About me...

My heart is overflowing with a good theme; I recite my composition concerning the King; My tongue is the pen of a ready writer.
--Psalm 45:1

So yeah--aspiring writer, in love with the Word, also words wherever they may be found. This results in a rather alarming obsession with fiction, which will spill over into this blog.

ah well. Such things can't be helped. :)

Falon out.

Sunday, December 15, 2013

The Royal Ranger

So this is a review, of sorts—no spoilers, promise— of the Ranger’s Apprentice book 12, The Royal Ranger. It… I don’t know if you’ve read them. You should. If you haven’t, go out and get the first one, The Ruins of Gorlan.

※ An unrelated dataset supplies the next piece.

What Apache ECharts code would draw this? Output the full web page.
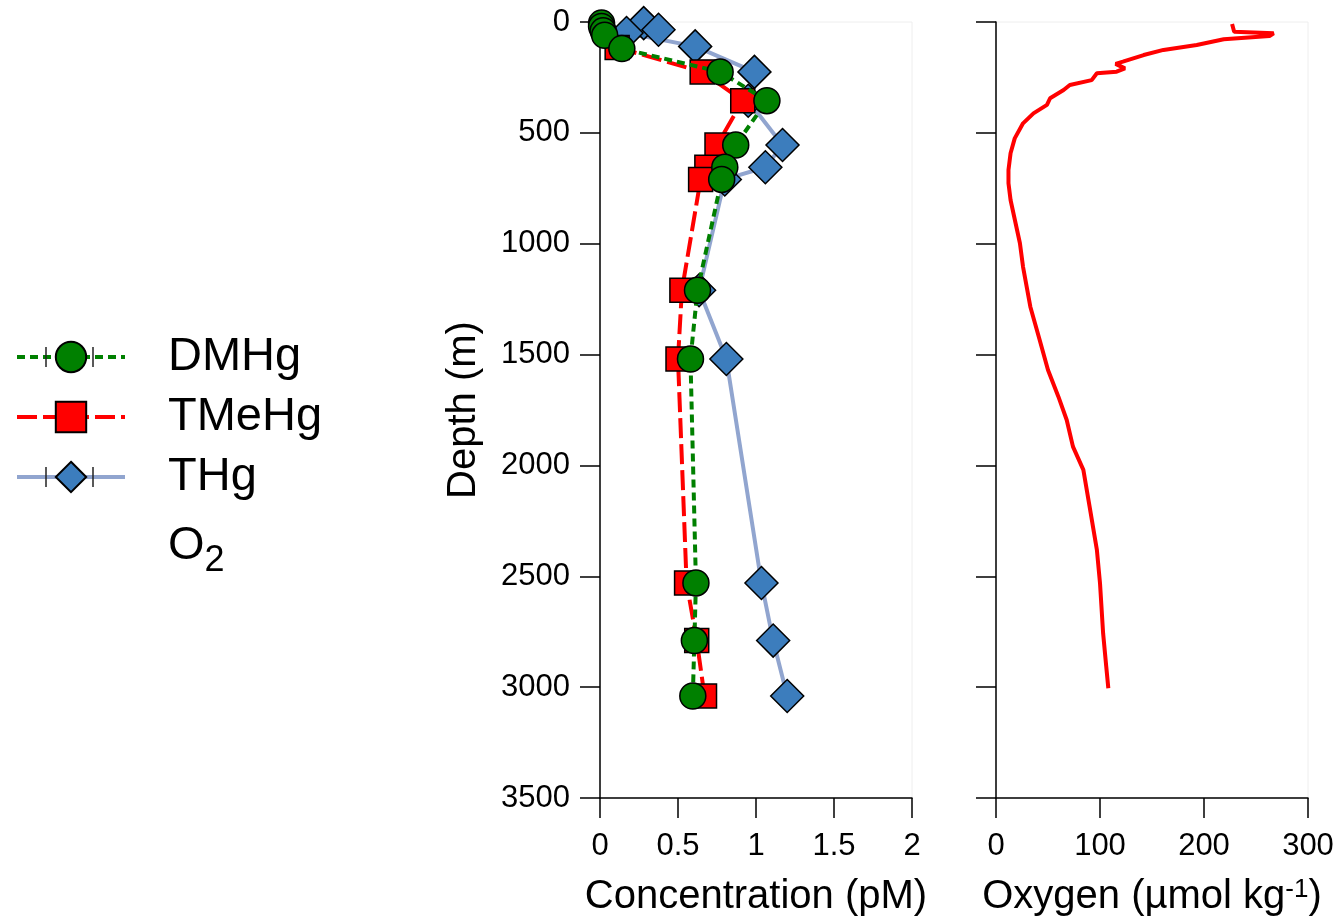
<!DOCTYPE html>
<html>
<head>
<meta charset="utf-8">
<script src="https://cdn.jsdelivr.net/npm/echarts@6/dist/echarts.min.js"></script>
<style>
html, body { margin: 0; background: #fff; }
#main { width: 1340px; height: 920px; }
</style>
</head>
<body>
<div id="main"></div>
<script>
// depth in m, concentration in pM
var dmhgDepth = [5, 20, 40, 60, 120, 225, 355, 555, 655, 710, 1210, 1520, 2530, 2790, 3040];
var dmhgConc  = [0.01, 0.01, 0.02, 0.03, 0.14, 0.77, 1.07, 0.87, 0.80, 0.78, 0.625, 0.58, 0.615, 0.605, 0.595];

var tmehgDepth = [115, 225, 355, 555, 655, 710, 1210, 1520, 2530, 2790, 3040];
var tmehgConc  = [0.11, 0.655, 0.915, 0.75, 0.685, 0.645, 0.525, 0.50, 0.555, 0.62, 0.67];

var thgDepth = [5, 35, 50, 110, 225, 355, 555, 655, 710, 1210, 1520, 2530, 2790, 3040];
var thgConc  = [0.28, 0.375, 0.17, 0.61, 0.99, 0.95, 1.17, 1.06, 0.80, 0.635, 0.81, 1.035, 1.11, 1.20];

// oxygen profile, umol/kg
var o2Depth = [9, 44, 51, 63, 78, 104, 126, 149, 179, 189, 209, 224, 231, 262, 284, 307, 344, 374, 412, 457, 525, 592, 667, 727, 803,
               998, 1104, 1284, 1434, 1570, 1690, 1795, 1915, 2020, 2186, 2381, 2531, 2757, 2907, 3005];
var o2Value = [227, 229, 267, 263, 219, 193, 161, 142, 122, 115, 124, 116, 97, 92, 71, 65, 52, 49, 36, 26, 18, 14, 12, 12, 14,
               23, 26, 33, 42, 50, 60, 68, 74, 84, 90, 97, 100, 103, 106, 108];

function pairs(xs, ys) {
    return xs.map(function (x, i) { return [x, ys[i]]; });
}

var font = 'Liberation Sans';
var axisLine = { show: true, onZero: false, lineStyle: { color: '#000', width: 1.5 } };
var axisTick = { show: true, inside: false, length: 20, lineStyle: { color: '#000', width: 1.5 } };
var plain = function (v) { return String(v); };

var myChart = echarts.init(document.getElementById('main'));

// little caps on the legend symbols (error bar ends)
function cap(x, y) {
    return { type: 'line', shape: { x1: x, y1: y - 10, x2: x, y2: y + 10 }, style: { stroke: '#222', lineWidth: 1.5 }, z: 100 };
}

var option = {
    animation: false,
    backgroundColor: '#fff',
    grid: [
        { left: 600, top: 22, width: 312, height: 776, outerBoundsMode: 'none', containLabel: false,
          show: true, borderColor: '#eeeeee', borderWidth: 1 },
        { left: 996, top: 22, width: 312, height: 776, outerBoundsMode: 'none', containLabel: false,
          show: true, borderColor: '#eeeeee', borderWidth: 1 }
    ],
    xAxis: [
        {
            type: 'value', gridIndex: 0, position: 'bottom', min: 0, max: 2, interval: 0.5,
            axisLine: axisLine, axisTick: axisTick, splitLine: { show: false },
            axisLabel: { fontSize: 31, color: '#000', fontFamily: font, margin: 33, formatter: plain },
            name: 'Concentration (pM)', nameLocation: 'middle', nameGap: 79,
            nameTextStyle: { fontSize: 40, color: '#000', fontFamily: font }
        },
        {
            type: 'value', gridIndex: 1, position: 'bottom', min: 0, max: 300, interval: 100,
            axisLine: axisLine, axisTick: axisTick, splitLine: { show: false },
            axisLabel: { fontSize: 31, color: '#000', fontFamily: font, margin: 33, formatter: plain },
            name: 'Oxygen (µmol kg{sup|-1})', nameLocation: 'middle', nameGap: 79,
            nameTextStyle: {
                fontSize: 40, color: '#000', fontFamily: font,
                rich: { sup: { fontSize: 26, fontFamily: font, color: '#000', verticalAlign: 'top', lineHeight: 26 } }
            }
        }
    ],
    yAxis: [
        {
            type: 'value', gridIndex: 0, position: 'left', inverse: true, min: 0, max: 3500, interval: 500,
            axisLine: axisLine, axisTick: axisTick, splitLine: { show: false },
            axisLabel: { fontSize: 31, color: '#000', fontFamily: font, margin: 30, formatter: plain },
            name: 'Depth (m)', nameLocation: 'middle', nameGap: 116, nameRotate: 90,
            nameTextStyle: { fontSize: 40, color: '#000', fontFamily: font }
        },
        {
            type: 'value', gridIndex: 1, position: 'left', inverse: true, min: 0, max: 3500, interval: 500,
            axisLine: axisLine, axisTick: axisTick, splitLine: { show: false },
            axisLabel: { show: false }
        }
    ],
    legend: {
        orient: 'vertical', left: 15, top: 333, padding: 0,
        itemWidth: 108, itemHeight: 38, itemGap: 12,
        selectedMode: false,
        lineStyle: { width: 4 },
        data: [{ name: 'DMHg' }, { name: 'TMeHg' }, { name: 'THg' }, { name: 'O2', icon: 'none' }],
        formatter: function (n) { return n === 'O2' ? '{o|O}{sub|2}' : n; },
        textStyle: {
            fontSize: 47, color: '#000', fontFamily: font, padding: [0, 0, 0, 38], lineHeight: 48,
            rich: {
                o: { fontSize: 47, fontFamily: font, color: '#000', lineHeight: 66 },
                sub: { fontSize: 36, fontFamily: font, color: '#000', verticalAlign: 'bottom', lineHeight: 50 }
            }
        }
    },
    graphic: [cap(46, 357), cap(93, 357), cap(46, 477), cap(93, 477)],
    series: [
        {
            name: 'THg', type: 'line', xAxisIndex: 0, yAxisIndex: 0, z: 2,
            data: pairs(thgConc, thgDepth),
            symbol: 'diamond', symbolSize: 33, showAllSymbol: true,
            itemStyle: { color: '#3c7dbd', borderColor: '#000', borderWidth: 1.5 },
            lineStyle: { color: '#91a5cf', width: 4, type: 'solid' }
        },
        {
            name: 'TMeHg', type: 'line', xAxisIndex: 0, yAxisIndex: 0, z: 3,
            data: pairs(tmehgConc, tmehgDepth),
            symbol: 'rect', symbolSize: 24, showAllSymbol: true,
            itemStyle: { color: '#ff0000', borderColor: '#000', borderWidth: 1.5 },
            lineStyle: { color: '#ff0000', width: 4, type: [20, 6] }
        },
        {
            name: 'DMHg', type: 'line', xAxisIndex: 0, yAxisIndex: 0, z: 4,
            data: pairs(dmhgConc, dmhgDepth),
            symbol: 'circle', symbolSize: 26, showAllSymbol: true,
            itemStyle: { color: '#008000', borderColor: '#000', borderWidth: 1.5 },
            lineStyle: { color: '#008000', width: 4, type: [8, 5] }
        },
        {
            name: 'O2', type: 'line', xAxisIndex: 1, yAxisIndex: 1, z: 2,
            data: pairs(o2Value, o2Depth),
            symbol: 'none',
            itemStyle: { color: '#ff0000' },
            lineStyle: { color: '#ff0000', width: 4 }
        }
    ]
};

option && myChart.setOption(option);
</script>
</body>
</html>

Then the next eleven. Really. I can whole-heartedly recommend them. Go out. Read them.
If you have— if you’ve read the ten books, you were probably ecstatic when you found out about the eleventh.
And then, you found out John Flanagan was writing a twelfth book.
A twelfth book.
You were probably so excited, so ready to dive back into this world, to reunite with the characters you’d grown to love.
And then you discovered, when he released the first chapter a few months ago, that John Flanagan had apparently taken cues from people like Steven Moffat and Rick Riordan and Bruno Heller and had decided to do something unspeakably evil and horrible to our dear Will (the main character of the series). You were probably furious. You probably wanted to shower Will in coffee and wrap him up in hugs and fluffiness while you fixed everything.
But…
It seemed to fit, really. Ranger’s Apprentice has never been a light, fluffy, happy and bright series. What with Will in Skandia, or Arridi, or Halt in Hibernia… you knew that this was going to be a rather bumpy ride when you picked up the next book.
But they always, always, came through. The Rangers practice until they never get it wrong, and you knew that even if it seemed hopeless, it wasn’t. They never failed. And the books were always all right. Will was unflappably cheerful, even when he was dying, and Halt could be relied upon for snarky humor and hard steely eyes striking terror into the hearts of wrongdoers, and Horace…dear Horace. Oh, they wouldn’t have gotten very far at all without Horace. Or their horses. You knew you could rely on all of them.
You knew you could count on the author who had brought them to life.
So, carefully, desperately, you either bought or ordered the book through the library because you live in a small town and the bookstores didn’t have it because you don’t have a proper bookstore and you waited impatiently until it finally arrived and you bribed your sister with doing dishes so you could read it first, and you sat down to read it.
And it didn’t disappoint. You’d had time to sort of at least kind of come to terms with Chapter One, but it still stabbed at you and you turned the page and hoped to high heaven that Flanagan would make everything all right.
And to your absolute surprise, page 26 made you smile. “Thank you, Jenny,” you thought, and you continued. Page 28, and you laughed. You were laughing, and smiling, and your sister noted this. You stared at the book in amazement, remembering those awful months of having nothing to go on but Chapter One and how everything was very much not okay and yet here you are, with a Ranger’s Apprentice book, grinning at the clever Ranger witticisms and cheering the sarcastic horses on.
(I mean that. Both the sarcastic horses and cheering them on.)
It was exactly what should happen. You tore through the book, and this new apprentice made you smile as you remembered wittle baby Will going through the same things and you cheered everyone on and they surged ahead.
You finished the book, and you were grinning widely and smiling happily and confidently, and you went upstairs and rejoined the world. “It was everything a Ranger’s Apprentice book should be,” you informed your sister.
“Danger?” she asked.
“Yes.”
“Halt?”
“Oh, yes.”
“Horses?”
“Definitely!”
And you were beaming, and you thought that it was okay. This ending, this twelfth and final book, it was okay.
Because he’s going to start another series, right? Not over? Right? There should be a new series, Rangers Apprentice: The Next Generation or something. He can do that, right? Because this wasn’t quite like Book 10, wrapping everything up, or Book 11, tying loose ends and filling in holes. It was… something new. It felt more like a passing of the torch than anything.
Please, John Flanagan? Pretty please? With coffee?
(so basically, fellow Rangers, don’t be afraid to pick up this book. It’s okay. It’s going to be fine. I’m not spoiling anything, but it’s absolutely all right. Honestly. What did you think, that Will would be permanently struck down by something? Psh. It’s like you don’t even know him.)